The point is that absolute wages are deceptive. In a country where fewer than 5 percent of households had a yearly income of $2,300 or more in 1995-1996 (source: The World Factbook 2000), an influx of $2,000 a year jobs is nothing but good for the workers and communities who get them. Anti-globalization populists often conveniently overlook this fact when they rail against the export of jobs from America.
--John S Costello
Tom Danehy's most recent article "Dia de los Madres" (May 10) is in keeping with his usual ill-thought "comedic" spew, including past articles dissing on, of all things, single mothers and women with shaved heads.
Danehy apparently finds it ridiculous that people with the capacity to think critically regard his insults as misogynistic and backwards. He doesn't realize that people judge you by the company you keep. Similar anti-single mother remarks have been made by "Dr." Laura Schlessinger, Pat Robertson and the Promise Keepers. Why do you keep paying him to write this bilge?
Note to Danehy: Single mothers headed 23 percent of families in 1998 (U.S. Census Bureau, Current Population Surveys, March 1998). While not the majority, single mothers have definitely become a norm, particularly in lower-income communities. The largest difficulties faced by children of single mothers are because of economic reasons, rather than social stigmatization. So if Camryn Manheim wants to buy a spermsicle, who are you to judge? She has the economic resources to provide for her child.
Perhaps the (mistaken) logic which Danehy employs is that in order to raise a well-balanced child, one must have a female figure (for nurturing) and a male figure (for throwing baseballs). Give me a break. The gender roles lauded by antagonists of single-parent families are stale and reek of Leave it to Beaver. If you want to really address a problem with single-parent families, why not comment on all of the deadbeat dads out there? Sheesh.
The May 10 Skinny item about me called "Hart Attack" was inaccurate.

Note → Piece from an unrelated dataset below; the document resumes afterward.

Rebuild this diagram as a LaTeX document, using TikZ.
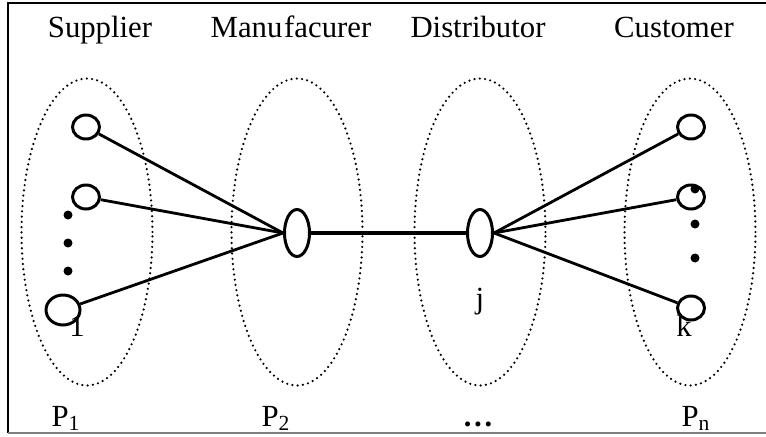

The Skinny said, "Hart's candidacy enables her friends at the Pima County Attorney's Office headed by "Santa" Barbara LaWall to carry on the office's long tradition of campaigning on the taxpayer's time and dime. Indeed Hart should be able to squeeze in a few campaign plugs for herself in the crummy newsletter ...."
Had you actually researched my contract or bothered to read the "crummy newsletter" you would have known that my contract and the newsletters I write are not paid for with taxpayer dollars. Anti-racketeering funds pay my contract and the newsletter costs.
I believe the newsletters are important avenues for Pima County Attorney Barbara LaWall to keep in contact with her constituents and staff.
I would never hide or disclaim my support of, or friendship with, Barbara LaWall. I openly worked on both her campaigns and I believe she is doing a fine job for our community.